I'm flattered to have my blog post (at http://www.barder.com/ephems/633) used as a peg on which to hang this discussion; but I don't at all accept the suggestion that I failed to distinguish between my opposition to all forms of capital punishment on the one hand, and my condemnation of this particular killing (I prefer not to call it an execution for reasons explained on my blog, nor a lynching with its mob violence connotation) on the other. On the contrary: every one of my ten reasons for denouncing the killing of Saddam was valid independently of one's view of capital punishment, and should have been perfectly acceptable to the most rabid hanger and flogger. I did state my objection to all capital punishment, but entirely separately from the ten criticisms of the Saddam grotesquerie.

Moreover, contrary to what you might suppose from Shuggy's post, at no time did I suggest that the hanging made Saddam 'look good' or gave him martyr status. I have no sympathy at all with this monster -- although it seems to me impossible not to acknowledge the dignity and courage that he displayed in his final minutes, in the face of gross provocation from the hooligans who killed him. Even his American gaolers have praised him for the courtesy towards them and the dignity he displayed in his last weeks as he awaited his death.
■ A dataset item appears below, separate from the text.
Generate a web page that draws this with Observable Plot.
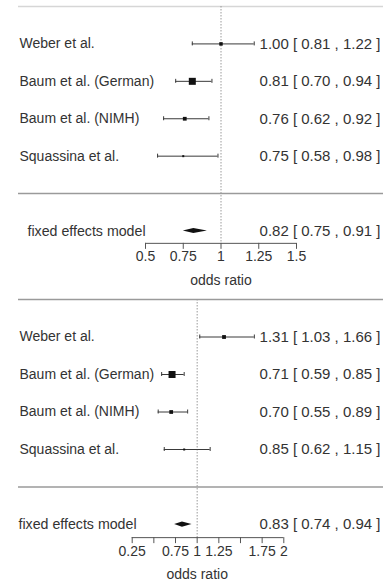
<!DOCTYPE html>
<html>
<head>
<meta charset="utf-8">
<script src="https://cdn.jsdelivr.net/npm/d3@7"></script>
<script src="https://cdn.jsdelivr.net/npm/@observablehq/plot@0.6"></script>
<style>
  html, body { margin: 0; padding: 0; background: #fff; }
  #chart svg { display: block; }
</style>
</head>
<body>
<div id="chart"></div>
<script>
// ---- data ----
const studies = ["Weber et al.", "Baum et al. (German)", "Baum et al. (NIMH)", "Squassina et al."];

const est1 = [1.00, 0.81, 0.76, 0.75];
const lb1  = [0.81, 0.70, 0.62, 0.58];
const ub1  = [1.22, 0.94, 0.92, 0.98];

const est2 = [1.31, 0.71, 0.70, 0.85];
const lb2  = [1.03, 0.59, 0.55, 0.62];
const ub2  = [1.66, 0.85, 0.89, 1.15];

const fixedLabel = "fixed effects model";
const fixedEst = [0.82, 0.83];
const fixedLb  = [0.75, 0.74];
const fixedUb  = [0.91, 0.94];

const ticks1 = [0.5, 0.75, 1, 1.25, 1.5];
const tickLabels1 = ["0.5", "0.75", "1", "1.25", "1.5"];
const ticks2 = [0.25, 0.5, 0.75, 1, 1.25, 1.5, 1.75, 2];
const tickLabels2 = ["0.25", "", "0.75", "1", "1.25", "", "1.75", "2"];
const xLabel = "odds ratio";

// ---- drawing ----
const FONT = "Liberation Sans, Arial, Helvetica, sans-serif";
const fmt = d3.format(".2f");

function panel(p) {
  const k = studies.length;
  const data = studies.map((name, i) => {
    const se = (Math.log(p.ub[i]) - Math.log(p.lb[i])) / 3.92;
    return {name, row: k - i, est: p.est[i], lb: p.lb[i], ub: p.ub[i], w: 1 / (se * se)};
  });
  const wMin = d3.min(data, d => d.w), wMax = d3.max(data, d => d.w);
  data.forEach(d => {
    const side = 2 + 5 * (d.w - wMin) / (wMax - wMin);
    d.r = side / Math.sqrt(Math.PI);
  });
  const fRow = -1;
  const fixed = {est: p.fEst, lb: p.fLb, ub: p.fUb, row: fRow};
  const h = 0.07;
  const diamond = [
    {x: fixed.lb, y1: fRow, y2: fRow},
    {x: fixed.est, y1: fRow - h, y2: fRow + h},
    {x: fixed.ub, y1: fRow, y2: fRow}
  ];
  const annot = [...data, fixed].map(d => ({row: d.row, text: `${fmt(d.est)} [ ${fmt(d.lb)} , ${fmt(d.ub)} ]`}));
  const ends = data.flatMap(d => [{x: d.lb, row: d.row}, {x: d.ub, row: d.row}]);
  const ax = p.axisRow;
  const tickData = p.ticks.map((t, i) => ({x: t, label: p.tickLabels[i]}));

  return Plot.plot({
    width: 383,
    height: p.height,
    marginLeft: 18, marginRight: 0, marginTop: 0, marginBottom: 0,
    style: {fontFamily: FONT, fontSize: "14px", background: "#fff", color: "#333"},
    x: {type: "linear", domain: p.xDomain, range: p.xRange, axis: null},
    y: {type: "linear", domain: [k + 1, -1], range: p.yRange, axis: null},
    r: {type: "identity"},
    marks: [
      Plot.ruleY([k + 1], {stroke: p.topColor, strokeWidth: 1.5}),
      Plot.ruleY([0], {stroke: "#9a9a9a", strokeWidth: 1.5}),
      Plot.ruleX([1], {y1: k + 1, y2: ax, stroke: "#9a9a9a", strokeWidth: 1, strokeDasharray: "1.5,1.5"}),
      Plot.ruleY(data, {y: "row", x1: "lb", x2: "ub", stroke: "#3a3a3a", strokeWidth: 1}),
      Plot.ruleX(ends, {x: "x", y1: "row", y2: "row", insetTop: -2, insetBottom: -2, stroke: "#3a3a3a", strokeWidth: 1}),
      Plot.dot(data, {x: "est", y: "row", r: "r", symbol: "square", fill: "#111", stroke: null}),
      Plot.areaY(diamond, {x: "x", y1: "y1", y2: "y2", fill: "#111", curve: "linear"}),
      Plot.text(data, {y: "row", text: "name", frameAnchor: "left", textAnchor: "start", dx: 1, fontSize: 14, fill: "#333"}),
      Plot.text([fixed], {y: "row", text: () => fixedLabel, frameAnchor: "left", textAnchor: "start", dx: p.fixedDx, fontSize: 14.2, fill: "#333"}),
      Plot.text(annot, {y: "row", text: "text", frameAnchor: "right", textAnchor: "end", dx: -3, fontSize: 15, fill: "#333"}),
      Plot.ruleY([{y: ax, x1: p.ticks[0], x2: p.ticks[p.ticks.length - 1]}], {y: "y", x1: "x1", x2: "x2", stroke: "#555", strokeWidth: 1}),
      Plot.ruleX(tickData, {x: "x", y1: () => ax, y2: () => ax, insetBottom: -6, stroke: "#555", strokeWidth: 1}),
      Plot.text(tickData, {x: "x", y: () => ax, text: "label", dy: p.tickDy, fontSize: 14, fill: "#333"}),
      Plot.text([{x: 1, y: ax}], {x: "x", y: "y", text: () => xLabel, dy: p.labelDy, fontSize: 14, fill: "#333"})
    ]
  });
}

const chart = document.getElementById("chart");
chart.append(panel({
  est: est1, lb: lb1, ub: ub1,
  fEst: fixedEst[0], fLb: fixedLb[0], fUb: fixedUb[0],
  ticks: ticks1, tickLabels: tickLabels1,
  xDomain: [0.5, 1.5], xRange: [145, 296],
  yRange: [6, 230.5], height: 292, axisRow: -1.33,
  topColor: "#d6d6d6", fixedDx: 9, tickDy: 13, labelDy: 37
}));
chart.append(panel({
  est: est2, lb: lb2, ub: ub2,
  fEst: fixedEst[1], fLb: fixedLb[1], fUb: fixedUb[1],
  ticks: ticks2, tickLabels: tickLabels2,
  xDomain: [0.25, 2], xRange: [131.7, 283.3],
  yRange: [7, 232], height: 291, axisRow: -1.35,
  topColor: "#9a9a9a", fixedDx: 0, tickDy: 14, labelDy: 37
}));
</script>
</body>
</html>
Finally, I am surprised by Shuggy's aspersions on some of my comments on capital punishment generally and on some of my ten points of criticism of this particular event. I stand by all of them, and invite anyone interested to compare what I wrote with Shuggy's points of disagreement -- although I'm glad that in the end he came round to my own point of view.


shuggie said...

Aw, come on, folks. I did what you and everyone else did - I googled saddam hoping to see the fucker dangling on a rope. I've never seen a hanging, and feel I still haven't. I wanted to see the kicking and thrashing, but it didn't happen.
Ho-hum. There's plenty more where he came from. Maybe Blair getting the big injection, Particia Hewitt being fed into a bacon slicer.
The pont is not the ethics or morals of execution. It's death. It's a hit. Cope with it.